With that in mind, the town updated its zoning code and according to Planning Director Sue Fillion, lifting restrictions is already producing more housing options. “For example, a four-unit home can now legally accommodate a fifth room, which would’ve been illegal prior to these changes,” she explained.
Find Common Ground and Then Build on It
Demographically, Brattleboro is largely split between rural and urban land use. It’s not uncommon to assume that the interests of people who choose to live, work, and play in an urban area would necessarily diverge from those who opt for a more rural lifestyle. Hayes, however, has observed that these two camps share a lot more in common than might be expected.
“Firstly, you have to meet people where they’re at,” he recommended when communicating to people across divides. “Secondly, densifying and building up our existing urban areas means we’re saving space that would otherwise threaten the preservation of our natural and rural expanses. That resonates with our more rural population.”
For Hayes, the non-partisan approach has likewise been key. “These are ideas that anyone can come to, regardless of their political affiliation,” he pointed out. “There’s no one-size-fits-all approach, but the values and heart at the core of Strong Towns principles are simply good ideas for a small town.”
Listen, Learn, and Take the Next Smallest Step
The Brattleboro team confessed that they’re lucky when it comes to championing Strong Towns ideas: resistance is rare and skepticism is navigable. In fact, they often anticipate more pushback and controversy than they end up receiving, which is a testament both to an open-minded population and to how the town communicates with its residents.
“People need to feel heard,” Sarah Lang, a Planning Commission member, explained. ”Other communities should consider how they’re tuning into the needs of their residents and explore ways of listening that don’t hinge on action or ultimatums. People need to feel like they’re a part of something.”
She largely attributes the town’s legislative successes—such as eliminating regulations that restricted diverse housing options—to the trust built through listening. Credibility, however, is fortified through the town’s willingness to act.

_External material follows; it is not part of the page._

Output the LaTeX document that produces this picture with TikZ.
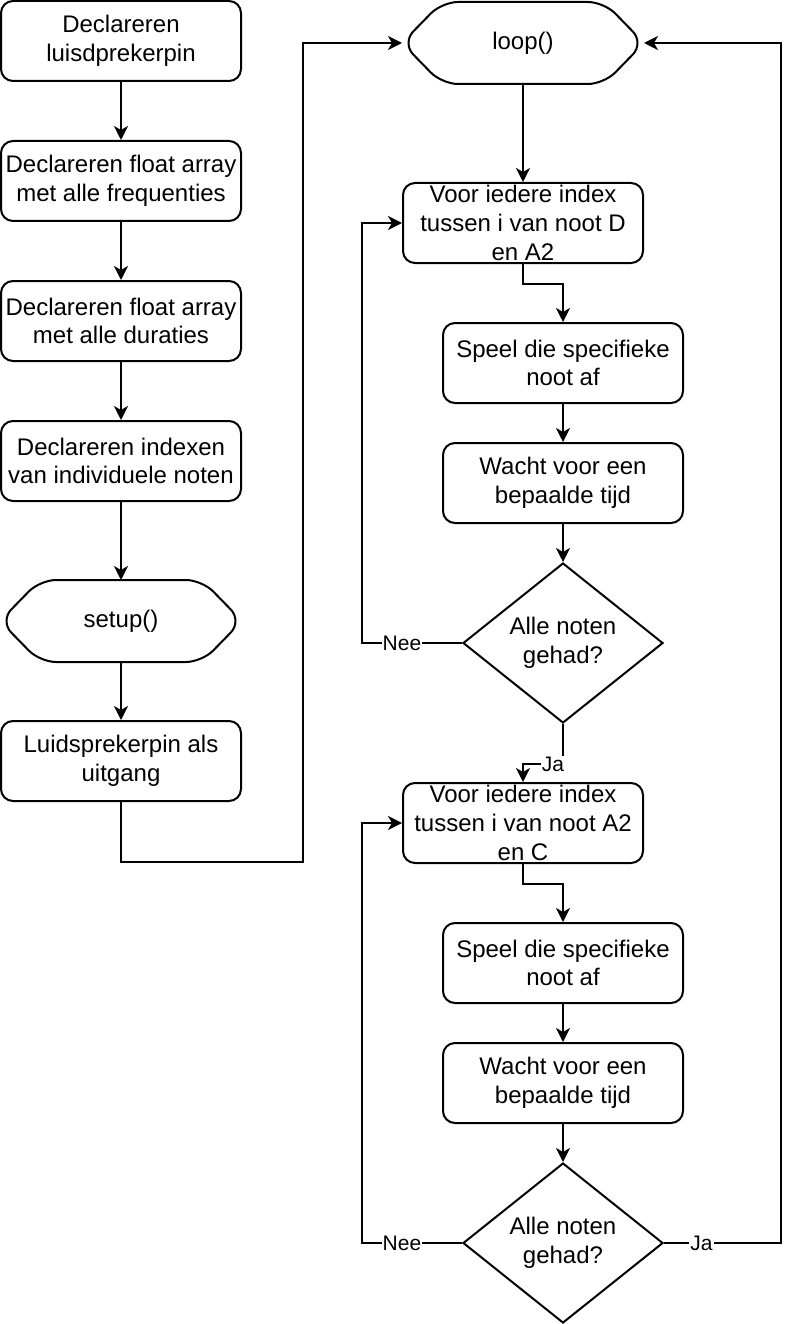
\documentclass[tikz,border=0pt]{standalone}
\usepackage{fontspec}
\setmainfont{Liberation Sans}
\usetikzlibrary{shapes.geometric,arrows.meta}
\newcommand\mainfs{\fontsize{24}{28.8}\selectfont}
\newcommand\lblfs{\fontsize{21}{24}\selectfont}
\begin{document}
\begin{tikzpicture}[x=1pt,y=-1pt,line width=2pt,
  box/.style={draw,rounded corners=12pt,minimum width=240pt,minimum height=80pt,inner sep=0pt,align=center,font=\mainfs},
  hexlbl/.style={minimum width=240pt,minimum height=80pt,inner sep=0pt,align=center,font=\mainfs},
  dia/.style={draw,diamond,aspect=1.25,minimum width=200pt,minimum height=160pt,inner sep=0pt,align=center,font=\mainfs},
  arr/.style={-{Stealth[length=14pt,width=14pt,inset=4pt]}},
  lbl/.style={fill=white,inner sep=1pt,font=\lblfs},
  hexdraw/.style={draw,rounded corners=16pt}]
\useasboundingbox (0,0) rectangle (798,1324);

% left column
\node[box] (b1) at (121,41) {Declareren\\luisdprekerpin};
\node[box] (b2) at (121,181) {Declareren float array\\met alle frequenties};
\node[box] (b3) at (121,321) {Declareren float array\\met alle duraties};
\node[box] (b4) at (121,461) {Declareren indexen\\van individuele noten};
\node[hexlbl] (setup) at (121,621) {setup()};
\draw[hexdraw] (setup.west) -- ([xshift=40pt]setup.north west) -- ([xshift=-40pt]setup.north east) -- (setup.east) -- ([xshift=-40pt]setup.south east) -- ([xshift=40pt]setup.south west) -- cycle;
\node[box] (b5) at (121,761) {Luidsprekerpin als\\uitgang};

% right column
\node[hexlbl] (loop) at (523,43) {loop()};
\draw[hexdraw] (loop.west) -- ([xshift=40pt]loop.north west) -- ([xshift=-40pt]loop.north east) -- (loop.east) -- ([xshift=-40pt]loop.south east) -- ([xshift=40pt]loop.south west) -- cycle;
\node[box] (f1) at (523,223) {Voor iedere index\\tussen i van noot D\\en A2};
\node[box] (s1) at (563,363) {Speel die specifieke\\noot af};
\node[box] (w1) at (563,483) {Wacht voor een\\bepaalde tijd};
\node[dia] (d1) at (563,643) {Alle noten\\gehad?};
\node[box] (f2) at (523,823) {Voor iedere index\\tussen i van noot A2\\en C};
\node[box] (s2) at (563,963) {Speel die specifieke\\noot af};
\node[box] (w2) at (563,1083) {Wacht voor een\\bepaalde tijd};
\node[dia] (d2) at (563,1243) {Alle noten\\gehad?};

\coordinate (c1) at (303,862);
\coordinate (c2) at (781,1243);

% connectors
\draw[arr] (b1) -- (b2);
\draw[arr] (b2) -- (b3);
\draw[arr] (b3) -- (b4);
\draw[arr] (b4) -- (setup);
\draw[arr] (setup) -- (b5);
\draw[arr] (b5.south) |- (c1) |- (loop.west);

\draw[arr] (loop.south) -- (f1.north);
\draw[arr] (f1.south) -- ++(0,20) -| (s1.north);
\draw[arr] (s1) -- (w1);
\draw[arr] (w1) -- (d1);
\draw[arr] (d1.west) -- node[lbl,pos=0.6]{Nee} ++(-100,0) |- (f1.west);
\draw[arr] (d1.south) -- ++(0,40) node[lbl,xshift=-10pt]{Ja} -| (f2.north);

\draw[arr] (f2.south) -- ++(0,20) -| (s2.north);
\draw[arr] (s2) -- (w2);
\draw[arr] (w2) -- (d2);
\draw[arr] (d2.west) -- node[lbl,pos=0.6]{Nee} ++(-100,0) |- (f2.west);
\draw[arr] (d2.east) -- node[lbl,pos=0.32]{Ja} (c2) |- (loop.east);
\end{tikzpicture}
\end{document}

“The Planning Commission isn’t afraid of trying new things and placing small bets,” Fillion said. Whether it’s attempts to slow traffic or change town code, Brattleboro’s incremental approach is eager to demonstrate the merits of the changes it’s championing. “Look, we made a small change and the sky didn’t fall!” Fillion jokes.
While Brattleboro’s candidacy in this year’s Strongest Town Contest was noteworthy from the start, the town didn’t win because of its idiosyncrasies. Many of its struggles (and, conversely, successes) are mirrored elsewhere across North America. What distinguished Brattleboro, however, was its understanding of what building a Strong Town looks like today, tomorrow, and even 20 years from now.
Luckily, those of us living outside of Southeastern Vermont can begin laying that same groundwork where we live and maybe even compete in next year’s Strongest Town Contest.
Congratulations once again, Brattleboro!